I think teachers sometimes get tangled up in all those names and acronyms like a fly in a web, afraid that it's something new that they have to add to their plates that will prevent them from covering (*cringe*) their curriculum.  And because that web is in their way, they can't see that by not doing it students are losing out on opportunities to do some powerful things.  If only we could break out of the web of "gotta teach them stuff; I don't have time for all those names and acronyms." Imagine the powerful things that could be going on in all classrooms...

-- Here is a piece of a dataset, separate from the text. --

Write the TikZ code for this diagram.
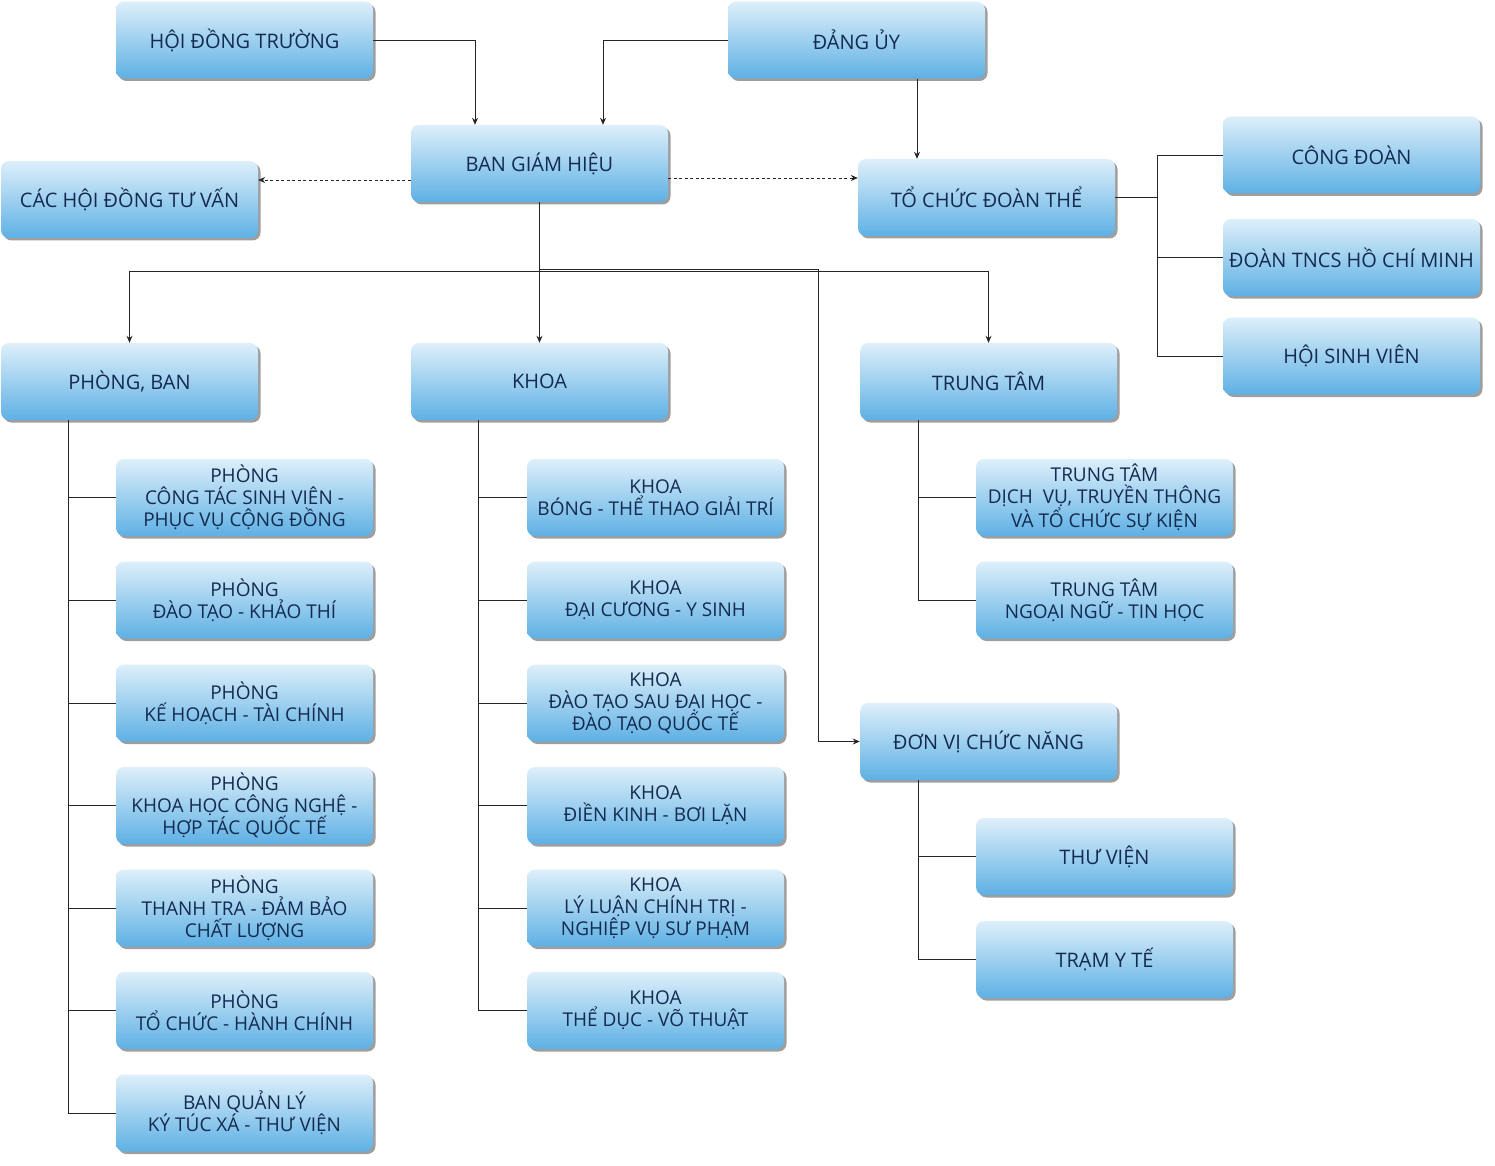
\documentclass[tikz,border=0pt]{standalone}
\usepackage{fontspec}
\setmainfont{Open Sans}
\usetikzlibrary{arrows.meta,shadows}
\definecolor{boxtop}{HTML}{DDEFFA}
\definecolor{boxbot}{HTML}{5EB0E4}
\definecolor{navy}{HTML}{142B50}
\newcommand\mybigf{\fontsize{20}{24}\selectfont}
\newcommand\mysmallf{\fontsize{19}{22}\selectfont}
\tikzset{
  box/.style={rounded corners=8pt, minimum width=257pt, minimum height=77pt,
    inner sep=2pt, align=center, top color=boxtop, bottom color=boxbot,
    drop shadow={shadow xshift=2.5pt, shadow yshift=-2.5pt, fill=black, opacity=0.38},
    text=navy, font=\mybigf},
  sbox/.style={box, font=\mysmallf},
  link/.style={line width=0.9pt, draw=black!85},
  arr/.style={link, -{Stealth[length=7pt,width=6pt]}},
  darr/.style={arr, dash pattern=on 3pt off 2.5pt}
}
\begin{document}
\begin{tikzpicture}[x=1pt,y=-1pt]
\useasboundingbox (0,0) rectangle (1495,1166);
% top level
\node[box] (hdt) at (244.5,40) {HỘI ĐỒNG TRƯỜNG};
\node[box] (du) at (856.5,40) {ĐẢNG ỦY};
\node[box] (bgh) at (539.5,163.5) {BAN GIÁM HIỆU};
\node[box] (chdtv) at (129.5,199.5) {CÁC HỘI ĐỒNG TƯ VẤN};
\node[box] (tcdt) at (986.5,197.5) {TỔ CHỨC ĐOÀN THỂ};
\node[box] (cd) at (1351.5,155) {CÔNG ĐOÀN};
\node[box] (dtn) at (1351.5,257.5) {ĐOÀN TNCS HỒ CHÍ MINH};
\node[box] (hsv) at (1351.5,356) {HỘI SINH VIÊN};
% second level
\node[box] (pb) at (129.5,381.5) {PHÒNG, BAN};
\node[box] (khoa) at (539.5,381.5) {KHOA};
\node[box] (tt) at (988.5,381.5) {TRUNG TÂM};
\node[box] (dvcn) at (988.5,741.5) {ĐƠN VỊ CHỨC NĂNG};
% phong ban children
\node[sbox] (p1) at (244.5,497.5) {PHÒNG\\CÔNG TÁC SINH VIÊN -\\PHỤC VỤ CỘNG ĐỒNG};
\node[sbox] (p2) at (244.5,600) {PHÒNG\\ĐÀO TẠO - KHẢO THÍ};
\node[sbox] (p3) at (244.5,703) {PHÒNG\\KẾ HOẠCH - TÀI CHÍNH};
\node[sbox] (p4) at (244.5,805.5) {PHÒNG\\KHOA HỌC CÔNG NGHỆ -\\HỢP TÁC QUỐC TẾ};
\node[sbox] (p5) at (244.5,908) {PHÒNG\\THANH TRA - ĐẢM BẢO\\CHẤT LƯỢNG};
\node[sbox] (p6) at (244.5,1010.5) {PHÒNG\\TỔ CHỨC - HÀNH CHÍNH};
\node[sbox] (p7) at (244.5,1113) {BAN QUẢN LÝ\\KÝ TÚC XÁ - THƯ VIỆN};
% khoa children
\node[sbox] (k1) at (655.5,497.5) {KHOA\\BÓNG - THỂ THAO GIẢI TRÍ};
\node[sbox] (k2) at (655.5,600) {KHOA\\ĐẠI CƯƠNG - Y SINH};
\node[sbox] (k3) at (655.5,703) {KHOA\\ĐÀO TẠO SAU ĐẠI HỌC -\\ĐÀO TẠO QUỐC TẾ};
\node[sbox] (k4) at (655.5,805.5) {KHOA\\ĐIỀN KINH - BƠI LẶN};
\node[sbox] (k5) at (655.5,908) {KHOA\\LÝ LUẬN CHÍNH TRỊ -\\NGHIỆP VỤ SƯ PHẠM};
\node[sbox] (k6) at (655.5,1010.5) {KHOA\\THỂ DỤC - VÕ THUẬT};
% trung tam children
\node[sbox] (t1) at (1104.5,497.5) {TRUNG TÂM\\DỊCH~ VỤ, TRUYỀN THÔNG\\VÀ TỔ CHỨC SỰ KIỆN};
\node[sbox] (t2) at (1104.5,600) {TRUNG TÂM\\NGOẠI NGỮ - TIN HỌC};
% don vi chuc nang children
\node[box] (tv) at (1104.5,856.5) {THƯ VIỆN};
\node[box] (yt) at (1104.5,959.5) {TRẠM Y TẾ};
% helper coordinates
\coordinate (cA) at (475,0);
\coordinate (cB) at (603,0);
\coordinate (cC) at (917,0);
\coordinate (cD) at (0,180);
\coordinate (cE) at (0,178);
\coordinate (cF) at (818,0);
\coordinate (cG) at (1157,0);
\coordinate (j1) at (539.5,271);
\coordinate (j2) at (539.5,269);
\coordinate (tpb) at (68,0);
\coordinate (tk) at (478,0);
\coordinate (ttt) at (918,0);
% connectors
\draw[arr] (hdt.east) -| (cA |- bgh.north);
\draw[arr] (du.west) -| (cB |- bgh.north);
\draw[arr] (cC |- du.south) -- (cC |- tcdt.north);
\draw[darr] (cD -| bgh.west) -- (cD -| chdtv.east);
\draw[darr] (cE -| bgh.east) -- (cE -| tcdt.west);
\draw[arr] (bgh.south) -- (khoa.north);
\draw[arr] (j1) -| (pb.north);
\draw[arr] (j1) -| (tt.north);
\draw[arr] (j2) -| (cF |- dvcn.west) -- (dvcn.west);
\foreach \n in {cd,dtn,hsv} \draw[link] (tcdt.east) -| (cG |- \n.west) -- (\n.west);
\foreach \n in {p1,p2,p3,p4,p5,p6,p7} \draw[link] (tpb |- pb.south) |- (\n.west);
\foreach \n in {k1,k2,k3,k4,k5,k6} \draw[link] (tk |- khoa.south) |- (\n.west);
\foreach \n in {t1,t2} \draw[link] (ttt |- tt.south) |- (\n.west);
\foreach \n in {tv,yt} \draw[link] (ttt |- dvcn.south) |- (\n.west);
\end{tikzpicture}
\end{document}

Also imagine if we could get past the "why change I'm doing just fantastic if it ain't broke don't fix it" mentality.  I was reading an article that popped up in my feed reader recently that talked about qualities of companies that have low turnover, especially a fast-food chain names Pal's.  While there were several characteristics listed that made Pal's stand out from other companies, the one that stood out the most to me is this one in particular:
"...even great people need constant opportunities for improvementOnce Pal’s [a business] selects its candidates, it immerses them in massive amounts of training and retraining, certification and recertification. New employees get 120 hours of training before they are allowed to work on their own, and must be certified in each of the specific jobs they do. Then, every day on every shift in every restaurant, a computer randomly generates the names of two to four employees to be recertified in one of their jobs—pop quizzes, if you will. They take a quick test, see whether they pass, and if they fail, get retrained for that job before they can do it again. (The average employee gets 2 or 3 pop quizzes per month.)“People go out of calibration just like machines go out of calibration,” CEO Crosby explains. “So we are always training, always teaching, always coaching. If you want people to succeed, you have to be willing to teach them.
What if we never allowed for that complacency in our practice to set in?  What if we provided consistent, targeted training that recognized the fact that people over time get stale (for lack of a better word) in their practice and need that "recertification?"  What if we don't call it recertification and call it "upgrading" instead and make it mandatory instead of something from which they can choose to opt out?
But there I go naming things.  Why can't we see that this upgrading process is just better for us as professionals and, more importantly, good for students and their learning?
And if it helps kids learn how to learn, then it's good for them.  That's what they'll need.  If it's good for students, we should just do it - and not worry about what it's called.
If it's good for kids and their learning, don't give it a name.  Just do it.